# Grammatical case of direct object



## rhitagawr

I’ve only just started learning Finnish, so don’t expect too much. In Teach Yourself Finnish chapter 5, section Matkatoimistossa Helsingissä, a tourist who wants to go to Russia asks _Mistä minä saan viisumin?_ The travel agent says _…teillä ei varmaan ole aikaa hankkia viisumia_ and …_on paras hankkia viisumi etukäteen_.
Viisumi is the direct object. I’d expect it to be in the genitive. Why is it in three cases? Thanks in advance for any replies.


----------



## altazure

In Finnish, a direct object can be either in the genitive or in the partitive.
The *genitive* object ("Mistä minä saan viisumin?")  is used when the action is considered "complete" or "finished" for  good, or it affects the whole object instead of just a part of  it.
The *partitive* object is used when the action is  not complete or is ongoing, or when it affects only a part of the  object. Negative sentences always use the partitive object as they are, by definition, not complete ("ei ole  aikaa hankkia viisumia").

With the infinitive form of a verb, a genitive object is changed into *nominative* ("on paras hankkia viisumi").

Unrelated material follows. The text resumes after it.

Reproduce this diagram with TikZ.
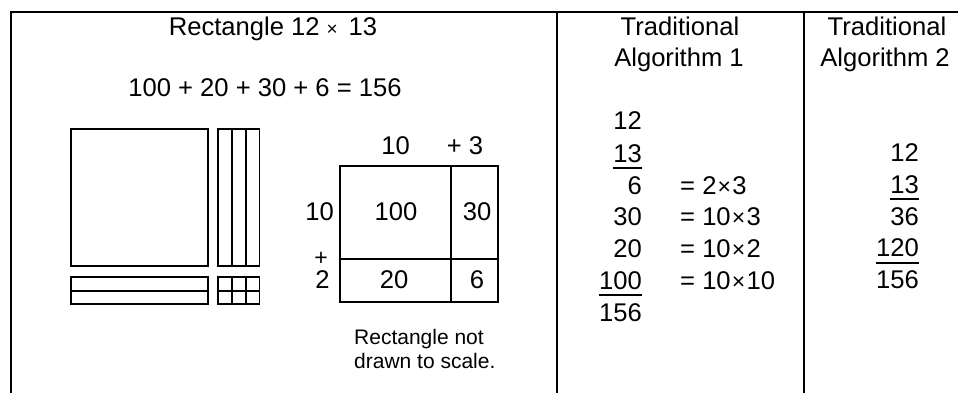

I'm sure that someone can give a better, more linguistic explanation, but I hope that this is helpful.


----------



## DrWatson

The Finnish direct object is indeed an intricate matter, and, in my experience, one of the most difficult things to grasp for a foreigner learning the language. A nice brief explanation on the variation of the case of the object in Finnish can be found here.


----------



## rhitagawr

Thank you, altazure and DrWatson. So _Lue kirjan! _means _Read the whole book! _and _Lue kirja!_ means something like _Read the book although not necessarily all of it!_? The website gives _Lue kirjan! _as an example but explains _Lue kirja!_ But I see it also says _Tuo kirja!_,which can only refer to the whole book.
Hats off to the Finns for remembering all of this.


----------



## Grumpy Old Man

rhitagawr said:


> Thank you, altazure and DrWatson. So _Lue kirjan! _means _Read the whole book! _and _Lue kirja!_ means something like _Read the book although not necessarily all of it!_? The website gives _Lue kirjan! _as an example but explains _Lue kirja!_ But I see it also says _Tuo kirja!_,which can only refer to the whole book.
> Hats off to the Finns for remembering all of this.


I hope you don't mind my butting in. _Lue kirja*n*!_ is ungrammatical.


----------



## Hakro

rhitagawr said:


> So _Lue kirjan! _means _Read the whole book! _and _Lue kirja!_ means something like _Read the book although not necessarily all of it!_? The website gives _Lue kirjan! _as an example but explains _Lue kirja!_ But I see it also says _Tuo kirja!_,which can only refer to the whole book.


Unfortunately there's a mistake on the website. _Lue kirj*an*!_ (imperative) is absolutely wrong. _Lue kirj*a*!_ means _Read the book (entirely)!_ and _Lue kirj*aa*!_ means _Read the book although not necessarily all of it!_


----------



## rhitagawr

Kiitoksia paljon, everyone. I think it's clearer now.


----------